_Required work_
The lines to extract run from the first line of the material below to the line containing "6700, 5700, 4750];", both included; leave the pictures behind.

((

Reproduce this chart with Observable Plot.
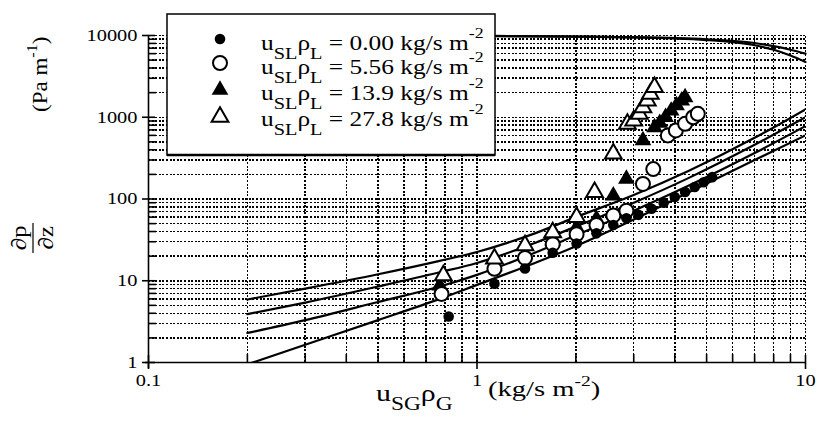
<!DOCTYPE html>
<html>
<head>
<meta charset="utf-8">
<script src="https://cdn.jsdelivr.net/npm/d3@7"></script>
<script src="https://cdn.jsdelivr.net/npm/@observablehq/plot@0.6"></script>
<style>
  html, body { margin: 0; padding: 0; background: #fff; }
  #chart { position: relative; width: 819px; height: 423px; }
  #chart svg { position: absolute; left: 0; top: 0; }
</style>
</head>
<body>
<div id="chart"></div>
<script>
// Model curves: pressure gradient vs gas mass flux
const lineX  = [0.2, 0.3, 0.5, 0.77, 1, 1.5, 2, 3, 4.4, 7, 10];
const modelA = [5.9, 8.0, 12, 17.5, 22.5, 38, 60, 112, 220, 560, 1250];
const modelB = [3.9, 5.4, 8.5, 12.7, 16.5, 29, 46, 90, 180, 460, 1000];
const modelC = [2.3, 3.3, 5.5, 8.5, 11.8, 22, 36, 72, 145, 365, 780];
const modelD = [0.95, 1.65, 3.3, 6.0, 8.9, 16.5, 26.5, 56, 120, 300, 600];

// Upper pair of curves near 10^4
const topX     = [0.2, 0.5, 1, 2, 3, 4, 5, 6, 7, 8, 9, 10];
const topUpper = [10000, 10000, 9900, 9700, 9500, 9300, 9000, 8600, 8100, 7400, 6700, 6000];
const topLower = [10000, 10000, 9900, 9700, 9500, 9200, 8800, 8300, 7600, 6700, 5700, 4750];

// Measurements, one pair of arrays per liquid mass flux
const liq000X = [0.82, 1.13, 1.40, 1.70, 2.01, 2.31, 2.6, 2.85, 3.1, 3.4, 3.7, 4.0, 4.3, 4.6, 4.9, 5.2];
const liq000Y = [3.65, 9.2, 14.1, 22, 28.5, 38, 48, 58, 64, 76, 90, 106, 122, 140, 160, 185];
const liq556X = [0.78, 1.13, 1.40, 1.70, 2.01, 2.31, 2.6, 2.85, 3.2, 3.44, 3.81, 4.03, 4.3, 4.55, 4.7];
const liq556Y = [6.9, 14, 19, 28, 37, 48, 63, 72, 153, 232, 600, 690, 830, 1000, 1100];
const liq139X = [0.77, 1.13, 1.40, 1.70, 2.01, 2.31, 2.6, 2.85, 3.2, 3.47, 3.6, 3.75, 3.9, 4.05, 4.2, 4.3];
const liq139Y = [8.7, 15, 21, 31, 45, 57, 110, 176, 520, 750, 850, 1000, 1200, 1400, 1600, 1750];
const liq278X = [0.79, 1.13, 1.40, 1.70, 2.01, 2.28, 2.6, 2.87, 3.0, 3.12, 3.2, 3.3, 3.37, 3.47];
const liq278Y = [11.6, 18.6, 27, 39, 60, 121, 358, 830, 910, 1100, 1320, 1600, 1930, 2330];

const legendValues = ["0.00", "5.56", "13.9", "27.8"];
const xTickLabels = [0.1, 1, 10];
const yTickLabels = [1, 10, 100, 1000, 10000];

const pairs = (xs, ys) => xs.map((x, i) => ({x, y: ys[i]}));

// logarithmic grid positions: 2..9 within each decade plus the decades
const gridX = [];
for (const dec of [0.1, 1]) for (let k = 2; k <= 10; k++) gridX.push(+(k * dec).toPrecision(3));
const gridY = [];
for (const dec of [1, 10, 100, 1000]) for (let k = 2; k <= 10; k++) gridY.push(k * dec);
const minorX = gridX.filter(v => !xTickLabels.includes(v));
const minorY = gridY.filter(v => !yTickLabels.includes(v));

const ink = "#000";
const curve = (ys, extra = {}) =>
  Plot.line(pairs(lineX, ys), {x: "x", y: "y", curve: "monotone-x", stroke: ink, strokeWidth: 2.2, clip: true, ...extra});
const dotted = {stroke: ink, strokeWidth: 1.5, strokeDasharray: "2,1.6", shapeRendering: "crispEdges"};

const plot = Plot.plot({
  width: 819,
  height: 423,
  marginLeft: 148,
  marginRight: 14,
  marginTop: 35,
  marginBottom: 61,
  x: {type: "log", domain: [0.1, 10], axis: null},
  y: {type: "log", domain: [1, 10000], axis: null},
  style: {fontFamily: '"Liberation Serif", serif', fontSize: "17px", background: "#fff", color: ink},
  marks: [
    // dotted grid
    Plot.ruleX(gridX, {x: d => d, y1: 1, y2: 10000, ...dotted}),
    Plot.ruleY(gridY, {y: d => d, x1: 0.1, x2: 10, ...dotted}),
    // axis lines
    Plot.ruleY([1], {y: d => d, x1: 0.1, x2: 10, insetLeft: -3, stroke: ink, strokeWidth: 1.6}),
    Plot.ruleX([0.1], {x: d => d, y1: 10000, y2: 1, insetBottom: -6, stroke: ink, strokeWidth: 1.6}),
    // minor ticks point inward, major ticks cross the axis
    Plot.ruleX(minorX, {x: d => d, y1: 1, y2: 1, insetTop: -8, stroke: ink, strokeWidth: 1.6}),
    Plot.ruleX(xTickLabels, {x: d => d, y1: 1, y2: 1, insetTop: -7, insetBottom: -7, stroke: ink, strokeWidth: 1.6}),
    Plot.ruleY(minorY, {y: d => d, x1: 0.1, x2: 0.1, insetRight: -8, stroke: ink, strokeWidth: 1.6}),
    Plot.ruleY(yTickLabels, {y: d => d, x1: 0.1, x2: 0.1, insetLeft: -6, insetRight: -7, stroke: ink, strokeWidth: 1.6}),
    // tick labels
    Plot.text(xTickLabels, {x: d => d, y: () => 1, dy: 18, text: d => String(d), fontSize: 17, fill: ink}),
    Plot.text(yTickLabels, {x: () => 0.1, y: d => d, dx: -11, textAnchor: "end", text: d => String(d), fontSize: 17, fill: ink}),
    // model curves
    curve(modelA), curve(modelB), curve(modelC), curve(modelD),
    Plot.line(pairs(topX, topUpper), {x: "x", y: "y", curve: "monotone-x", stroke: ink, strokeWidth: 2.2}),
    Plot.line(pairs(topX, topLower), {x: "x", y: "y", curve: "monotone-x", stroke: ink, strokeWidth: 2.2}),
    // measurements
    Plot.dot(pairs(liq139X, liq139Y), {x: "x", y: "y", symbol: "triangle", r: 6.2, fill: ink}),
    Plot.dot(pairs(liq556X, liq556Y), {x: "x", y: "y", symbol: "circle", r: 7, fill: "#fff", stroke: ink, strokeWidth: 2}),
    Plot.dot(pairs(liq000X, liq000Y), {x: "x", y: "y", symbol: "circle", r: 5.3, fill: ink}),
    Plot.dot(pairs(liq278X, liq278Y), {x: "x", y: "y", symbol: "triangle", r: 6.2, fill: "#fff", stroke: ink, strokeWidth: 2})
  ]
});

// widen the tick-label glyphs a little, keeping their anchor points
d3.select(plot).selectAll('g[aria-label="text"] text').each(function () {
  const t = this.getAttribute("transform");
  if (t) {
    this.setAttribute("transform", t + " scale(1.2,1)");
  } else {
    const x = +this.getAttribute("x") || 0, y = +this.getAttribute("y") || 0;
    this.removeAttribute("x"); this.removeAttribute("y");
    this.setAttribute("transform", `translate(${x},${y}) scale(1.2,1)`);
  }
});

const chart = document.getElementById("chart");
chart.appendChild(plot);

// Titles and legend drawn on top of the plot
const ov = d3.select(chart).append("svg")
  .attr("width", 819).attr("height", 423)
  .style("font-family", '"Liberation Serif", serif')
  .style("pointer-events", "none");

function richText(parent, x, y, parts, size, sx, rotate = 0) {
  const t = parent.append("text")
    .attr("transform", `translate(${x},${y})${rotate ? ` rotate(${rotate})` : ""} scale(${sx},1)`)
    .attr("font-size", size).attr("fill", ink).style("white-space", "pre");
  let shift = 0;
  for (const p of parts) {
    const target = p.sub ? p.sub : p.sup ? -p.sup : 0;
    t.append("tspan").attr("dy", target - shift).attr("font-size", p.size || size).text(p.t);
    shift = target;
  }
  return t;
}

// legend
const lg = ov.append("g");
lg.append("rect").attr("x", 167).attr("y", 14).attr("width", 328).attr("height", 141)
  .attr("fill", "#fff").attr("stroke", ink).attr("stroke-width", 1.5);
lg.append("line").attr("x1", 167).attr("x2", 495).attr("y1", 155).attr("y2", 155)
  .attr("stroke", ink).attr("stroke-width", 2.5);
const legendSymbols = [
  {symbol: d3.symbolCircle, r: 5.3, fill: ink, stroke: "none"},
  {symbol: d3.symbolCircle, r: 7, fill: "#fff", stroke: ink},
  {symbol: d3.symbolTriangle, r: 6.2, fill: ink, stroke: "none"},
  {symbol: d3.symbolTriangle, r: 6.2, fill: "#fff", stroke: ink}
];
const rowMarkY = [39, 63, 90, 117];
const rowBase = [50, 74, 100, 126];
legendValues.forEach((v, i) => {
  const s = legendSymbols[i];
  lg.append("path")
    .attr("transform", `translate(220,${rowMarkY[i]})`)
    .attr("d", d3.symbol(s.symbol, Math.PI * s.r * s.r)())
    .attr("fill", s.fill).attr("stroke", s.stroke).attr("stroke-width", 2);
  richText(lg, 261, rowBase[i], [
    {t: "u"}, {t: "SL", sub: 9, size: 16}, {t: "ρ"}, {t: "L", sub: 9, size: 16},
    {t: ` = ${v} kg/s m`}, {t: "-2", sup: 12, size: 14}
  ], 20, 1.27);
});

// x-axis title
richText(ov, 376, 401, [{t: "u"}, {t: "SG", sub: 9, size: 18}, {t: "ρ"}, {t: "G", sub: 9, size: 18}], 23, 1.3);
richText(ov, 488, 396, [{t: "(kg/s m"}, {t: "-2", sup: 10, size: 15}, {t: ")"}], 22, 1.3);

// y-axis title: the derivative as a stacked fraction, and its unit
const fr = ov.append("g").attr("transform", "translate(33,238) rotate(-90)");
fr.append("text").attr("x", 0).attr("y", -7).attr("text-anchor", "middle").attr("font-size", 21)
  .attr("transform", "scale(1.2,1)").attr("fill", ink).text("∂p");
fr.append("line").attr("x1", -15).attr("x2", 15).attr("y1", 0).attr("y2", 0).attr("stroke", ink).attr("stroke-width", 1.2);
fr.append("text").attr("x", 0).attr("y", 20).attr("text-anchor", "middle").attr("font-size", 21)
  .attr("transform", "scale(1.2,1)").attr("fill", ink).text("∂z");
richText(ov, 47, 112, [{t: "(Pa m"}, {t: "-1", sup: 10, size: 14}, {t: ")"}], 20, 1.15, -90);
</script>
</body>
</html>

))

_Worked solution_
Reproduce this chart with Observable Plot.
<!DOCTYPE html>
<html>
<head>
<meta charset="utf-8">
<script src="https://cdn.jsdelivr.net/npm/d3@7"></script>
<script src="https://cdn.jsdelivr.net/npm/@observablehq/plot@0.6"></script>
<style>
  html, body { margin: 0; padding: 0; background: #fff; }
  #chart { position: relative; width: 819px; height: 423px; }
  #chart svg { position: absolute; left: 0; top: 0; }
</style>
</head>
<body>
<div id="chart"></div>
<script>
// Model curves: pressure gradient vs gas mass flux
const lineX  = [0.2, 0.3, 0.5, 0.77, 1, 1.5, 2, 3, 4.4, 7, 10];
const modelA = [5.9, 8.0, 12, 17.5, 22.5, 38, 60, 112, 220, 560, 1250];
const modelB = [3.9, 5.4, 8.5, 12.7, 16.5, 29, 46, 90, 180, 460, 1000];
const modelC = [2.3, 3.3, 5.5, 8.5, 11.8, 22, 36, 72, 145, 365, 780];
const modelD = [0.95, 1.65, 3.3, 6.0, 8.9, 16.5, 26.5, 56, 120, 300, 600];

// Upper pair of curves near 10^4
const topX     = [0.2, 0.5, 1, 2, 3, 4, 5, 6, 7, 8, 9, 10];
const topUpper = [10000, 10000, 9900, 9700, 9500, 9300, 9000, 8600, 8100, 7400, 6700, 6000];
const topLower = [10000, 10000, 9900, 9700, 9500, 9200, 8800, 8300, 7600, 6700, 5700, 4750];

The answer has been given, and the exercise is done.